EXERCISE — Return the number of lines holding "that", with nothing added.

GIVEN DATA —
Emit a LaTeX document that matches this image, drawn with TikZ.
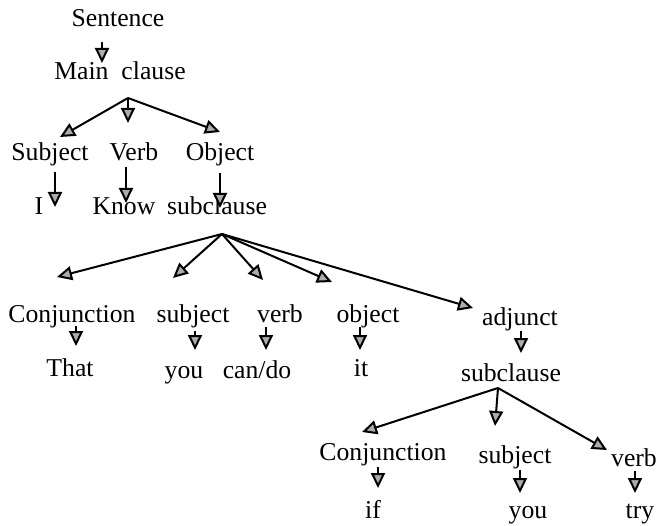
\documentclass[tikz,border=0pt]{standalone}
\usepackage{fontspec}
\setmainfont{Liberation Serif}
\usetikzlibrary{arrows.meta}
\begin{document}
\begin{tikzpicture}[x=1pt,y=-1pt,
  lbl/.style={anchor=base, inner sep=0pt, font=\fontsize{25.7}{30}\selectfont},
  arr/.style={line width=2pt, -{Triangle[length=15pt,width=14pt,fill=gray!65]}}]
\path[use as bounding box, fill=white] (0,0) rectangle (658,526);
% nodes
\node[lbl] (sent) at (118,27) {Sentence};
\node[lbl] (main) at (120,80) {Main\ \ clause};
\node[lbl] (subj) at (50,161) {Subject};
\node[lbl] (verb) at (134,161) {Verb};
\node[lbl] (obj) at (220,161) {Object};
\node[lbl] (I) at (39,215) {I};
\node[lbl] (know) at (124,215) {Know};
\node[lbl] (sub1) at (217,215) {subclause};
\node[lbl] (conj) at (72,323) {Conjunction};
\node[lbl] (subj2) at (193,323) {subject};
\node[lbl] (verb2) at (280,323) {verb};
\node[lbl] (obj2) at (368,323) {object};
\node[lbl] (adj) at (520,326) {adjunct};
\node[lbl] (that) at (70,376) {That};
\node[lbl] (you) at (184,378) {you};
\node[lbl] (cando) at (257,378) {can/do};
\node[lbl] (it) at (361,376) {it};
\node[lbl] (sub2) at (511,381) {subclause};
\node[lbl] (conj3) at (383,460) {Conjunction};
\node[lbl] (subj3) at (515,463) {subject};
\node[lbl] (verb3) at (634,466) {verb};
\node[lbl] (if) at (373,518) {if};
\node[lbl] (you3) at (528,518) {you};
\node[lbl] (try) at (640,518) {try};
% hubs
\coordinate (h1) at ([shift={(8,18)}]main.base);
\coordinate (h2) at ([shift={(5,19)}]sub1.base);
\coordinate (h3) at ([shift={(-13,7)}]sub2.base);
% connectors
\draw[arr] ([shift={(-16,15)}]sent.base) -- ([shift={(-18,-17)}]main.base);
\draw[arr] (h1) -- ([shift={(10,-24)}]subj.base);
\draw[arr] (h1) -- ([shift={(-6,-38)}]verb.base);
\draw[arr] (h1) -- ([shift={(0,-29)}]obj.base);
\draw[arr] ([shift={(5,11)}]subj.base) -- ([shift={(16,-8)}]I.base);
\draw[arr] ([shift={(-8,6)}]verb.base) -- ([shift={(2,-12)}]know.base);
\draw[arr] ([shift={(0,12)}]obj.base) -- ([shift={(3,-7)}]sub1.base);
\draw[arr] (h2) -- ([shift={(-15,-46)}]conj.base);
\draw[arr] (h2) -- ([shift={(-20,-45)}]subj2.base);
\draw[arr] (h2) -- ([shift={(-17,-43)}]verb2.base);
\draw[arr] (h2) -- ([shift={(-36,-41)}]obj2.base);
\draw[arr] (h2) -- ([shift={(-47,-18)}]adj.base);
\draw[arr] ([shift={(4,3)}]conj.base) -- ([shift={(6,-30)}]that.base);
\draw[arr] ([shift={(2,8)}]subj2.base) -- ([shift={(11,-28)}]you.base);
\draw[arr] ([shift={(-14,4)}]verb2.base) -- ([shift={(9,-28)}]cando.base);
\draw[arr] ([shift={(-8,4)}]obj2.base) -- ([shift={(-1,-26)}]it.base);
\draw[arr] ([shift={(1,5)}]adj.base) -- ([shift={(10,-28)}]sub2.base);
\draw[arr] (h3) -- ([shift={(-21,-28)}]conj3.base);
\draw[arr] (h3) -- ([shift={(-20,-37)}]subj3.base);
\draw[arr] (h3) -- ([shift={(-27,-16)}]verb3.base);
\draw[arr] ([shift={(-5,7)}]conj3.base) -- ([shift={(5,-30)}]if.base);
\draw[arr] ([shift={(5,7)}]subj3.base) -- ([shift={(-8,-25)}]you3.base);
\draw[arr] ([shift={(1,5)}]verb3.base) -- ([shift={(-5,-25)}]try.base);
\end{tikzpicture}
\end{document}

COMPLETED TASK — 3